Daniel Blumenthal, a professor of electrical and computer engineering at UCSB who leads the group's integrated photonics work, disclosed in the paper that he has consulted for Infleqtion, a quantum company pursuing chip-scale photonics for neutral atom systems, and owns stock in it. The integration thesis the paper advances — that integrated photonics is the only viable path to scaling trapped-ion systems — is the same thesis Infleqtion is betting on commercially. The disclosure is proper and the conflict is managed, but it is worth knowing when you encounter the million-qubit framing.
Because that framing is doing a lot of work. Niffenegger has noted that millions of qubits on a single chip require rooms full of lasers and optics to be replaced with integrated alternatives. That is the right long-term argument. It is also not what this paper demonstrates. What this paper demonstrates is one laser, one ion. The full integration challenge — combining the ion trap chip, the laser chip, the optical cavity chip, and control photonics onto a single substrate — is the next step the authors have explicitly identified as remaining work. It is a genuine engineering challenge, not a footnote.
The scaling argument for trapped-ion quantum computing has always been the control stack as much as the qubits themselves. Each qubit requires multiple precisely stabilized laser frequencies. A million-qubit machine needs a million-qubit control system. Integrated photonics — putting lasers, resonators, and optical circuits on a chip — is the proposed solution. This paper demonstrates that the physics of the stabilization approach works at the component level. Whether it can be manufactured at scale, whether the resonator quality holds across production lots, and whether the full system integrates without performance degradation are all questions the paper does not answer.

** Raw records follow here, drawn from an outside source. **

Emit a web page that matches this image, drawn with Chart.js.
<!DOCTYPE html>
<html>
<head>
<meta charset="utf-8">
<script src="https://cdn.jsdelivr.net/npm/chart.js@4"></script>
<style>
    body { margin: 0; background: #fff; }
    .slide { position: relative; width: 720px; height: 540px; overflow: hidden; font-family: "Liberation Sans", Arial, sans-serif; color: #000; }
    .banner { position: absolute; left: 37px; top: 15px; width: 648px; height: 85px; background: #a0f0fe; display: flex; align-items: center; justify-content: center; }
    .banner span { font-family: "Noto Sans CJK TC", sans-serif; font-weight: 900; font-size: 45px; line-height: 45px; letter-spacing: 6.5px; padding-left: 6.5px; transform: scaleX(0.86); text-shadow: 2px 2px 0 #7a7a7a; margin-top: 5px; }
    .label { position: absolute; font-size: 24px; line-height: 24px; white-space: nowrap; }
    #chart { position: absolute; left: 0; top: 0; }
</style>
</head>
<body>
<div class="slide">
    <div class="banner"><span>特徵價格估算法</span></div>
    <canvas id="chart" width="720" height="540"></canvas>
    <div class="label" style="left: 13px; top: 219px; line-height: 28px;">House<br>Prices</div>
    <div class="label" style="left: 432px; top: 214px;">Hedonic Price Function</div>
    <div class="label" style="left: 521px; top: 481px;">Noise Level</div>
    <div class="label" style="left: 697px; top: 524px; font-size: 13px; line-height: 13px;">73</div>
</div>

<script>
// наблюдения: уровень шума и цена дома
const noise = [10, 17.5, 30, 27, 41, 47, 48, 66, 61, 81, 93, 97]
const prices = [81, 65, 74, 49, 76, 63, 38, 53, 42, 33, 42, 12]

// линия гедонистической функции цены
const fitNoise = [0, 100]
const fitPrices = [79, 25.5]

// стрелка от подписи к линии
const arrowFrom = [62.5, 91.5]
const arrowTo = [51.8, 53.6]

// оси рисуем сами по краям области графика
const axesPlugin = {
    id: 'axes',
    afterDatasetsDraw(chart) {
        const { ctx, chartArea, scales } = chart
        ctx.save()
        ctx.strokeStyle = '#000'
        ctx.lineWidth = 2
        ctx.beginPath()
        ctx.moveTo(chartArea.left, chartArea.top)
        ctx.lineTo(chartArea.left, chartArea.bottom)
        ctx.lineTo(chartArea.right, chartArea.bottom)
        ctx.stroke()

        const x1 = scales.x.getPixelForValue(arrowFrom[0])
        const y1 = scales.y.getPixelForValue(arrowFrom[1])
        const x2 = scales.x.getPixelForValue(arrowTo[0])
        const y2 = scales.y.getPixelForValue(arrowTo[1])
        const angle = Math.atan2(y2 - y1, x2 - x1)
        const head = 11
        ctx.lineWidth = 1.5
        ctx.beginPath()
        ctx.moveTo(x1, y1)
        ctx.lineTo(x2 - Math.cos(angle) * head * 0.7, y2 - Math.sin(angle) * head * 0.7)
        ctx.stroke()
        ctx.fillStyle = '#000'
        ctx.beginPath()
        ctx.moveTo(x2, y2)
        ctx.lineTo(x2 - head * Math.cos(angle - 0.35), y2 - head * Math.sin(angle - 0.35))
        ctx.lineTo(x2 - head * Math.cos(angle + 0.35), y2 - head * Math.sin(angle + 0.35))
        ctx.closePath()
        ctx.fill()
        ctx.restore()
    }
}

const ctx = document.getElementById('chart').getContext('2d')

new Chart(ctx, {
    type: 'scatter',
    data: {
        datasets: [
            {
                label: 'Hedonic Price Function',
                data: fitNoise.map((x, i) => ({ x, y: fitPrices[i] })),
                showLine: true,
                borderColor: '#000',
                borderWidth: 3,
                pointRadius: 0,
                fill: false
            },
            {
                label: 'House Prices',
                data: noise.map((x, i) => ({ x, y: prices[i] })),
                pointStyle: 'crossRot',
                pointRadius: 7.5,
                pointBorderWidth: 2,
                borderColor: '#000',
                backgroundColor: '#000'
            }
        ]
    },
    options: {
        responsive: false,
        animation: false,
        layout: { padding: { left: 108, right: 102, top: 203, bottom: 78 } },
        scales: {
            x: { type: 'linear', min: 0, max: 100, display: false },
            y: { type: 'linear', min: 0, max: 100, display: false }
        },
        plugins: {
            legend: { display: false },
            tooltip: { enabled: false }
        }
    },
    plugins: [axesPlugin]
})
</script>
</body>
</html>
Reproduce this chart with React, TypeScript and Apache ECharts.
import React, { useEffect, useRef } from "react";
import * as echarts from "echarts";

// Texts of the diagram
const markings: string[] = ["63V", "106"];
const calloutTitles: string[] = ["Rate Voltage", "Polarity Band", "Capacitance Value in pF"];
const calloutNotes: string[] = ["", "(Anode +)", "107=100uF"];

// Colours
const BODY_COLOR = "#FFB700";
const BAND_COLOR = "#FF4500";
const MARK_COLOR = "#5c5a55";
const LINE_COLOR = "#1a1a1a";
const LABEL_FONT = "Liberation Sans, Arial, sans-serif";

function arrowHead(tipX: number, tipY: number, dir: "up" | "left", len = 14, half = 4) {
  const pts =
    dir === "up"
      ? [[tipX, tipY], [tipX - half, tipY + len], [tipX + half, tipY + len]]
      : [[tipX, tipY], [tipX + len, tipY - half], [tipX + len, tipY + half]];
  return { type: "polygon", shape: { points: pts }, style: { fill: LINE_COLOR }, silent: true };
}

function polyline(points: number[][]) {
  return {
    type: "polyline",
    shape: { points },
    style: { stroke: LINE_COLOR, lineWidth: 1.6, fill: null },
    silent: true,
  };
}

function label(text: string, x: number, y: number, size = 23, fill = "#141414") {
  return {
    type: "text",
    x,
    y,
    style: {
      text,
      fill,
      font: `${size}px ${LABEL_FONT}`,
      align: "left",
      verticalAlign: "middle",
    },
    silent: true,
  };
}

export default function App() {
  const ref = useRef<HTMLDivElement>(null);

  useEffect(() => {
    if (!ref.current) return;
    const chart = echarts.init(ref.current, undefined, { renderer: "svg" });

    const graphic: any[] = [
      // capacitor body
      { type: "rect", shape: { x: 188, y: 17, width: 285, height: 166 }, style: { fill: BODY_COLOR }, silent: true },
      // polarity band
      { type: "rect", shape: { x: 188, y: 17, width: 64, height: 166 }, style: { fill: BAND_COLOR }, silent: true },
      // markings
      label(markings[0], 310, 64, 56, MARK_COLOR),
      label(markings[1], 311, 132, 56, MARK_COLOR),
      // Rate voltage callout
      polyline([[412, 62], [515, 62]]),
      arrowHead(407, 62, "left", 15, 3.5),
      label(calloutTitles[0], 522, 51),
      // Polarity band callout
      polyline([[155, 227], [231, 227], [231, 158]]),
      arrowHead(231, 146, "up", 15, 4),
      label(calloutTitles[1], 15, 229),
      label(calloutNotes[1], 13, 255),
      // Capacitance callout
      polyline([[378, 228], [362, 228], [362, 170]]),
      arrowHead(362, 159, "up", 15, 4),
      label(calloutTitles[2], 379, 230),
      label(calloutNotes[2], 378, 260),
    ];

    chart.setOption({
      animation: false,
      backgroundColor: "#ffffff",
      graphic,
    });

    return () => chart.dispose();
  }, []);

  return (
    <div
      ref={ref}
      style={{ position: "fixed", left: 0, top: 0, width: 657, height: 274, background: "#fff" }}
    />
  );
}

Competing approaches to the same bottleneck are multiplying. Open Quantum Design, an open-source trapped-ion hardware initiative, published in March 2026 on blade trap architectures with optical circuit boards. A joint Fermilab and MIT Lincoln Laboratory group published work on hybrid ion-trap control reducing thermal noise and wiring complexity. Researchers at PTB Braunschweig benchmarked silicon nitride photonic integrated circuits for trapped ytterbium ions. The field is converging on the same problem from multiple directions, which is the strongest signal that the problem is real and the solution is not obvious.
The honest reading of this result: a credible first demonstration that chip-integrated laser stabilization can meet the fidelity threshold for trapped-ion quantum computing, built by a team with a track record in integrated Brillouin lasers — Blumenthal's group has published three Nature Communications papers on the platform since 2021. The path from one laser on one ion to a full quantum computer remains long and unproven. The press coverage calling it a chip-scale quantum computer is the usual physics-of-the-impressive rather than physics-of-the-actual.
The 99.6 percent SPAM fidelity number will show up in future papers. It is the result worth tracking.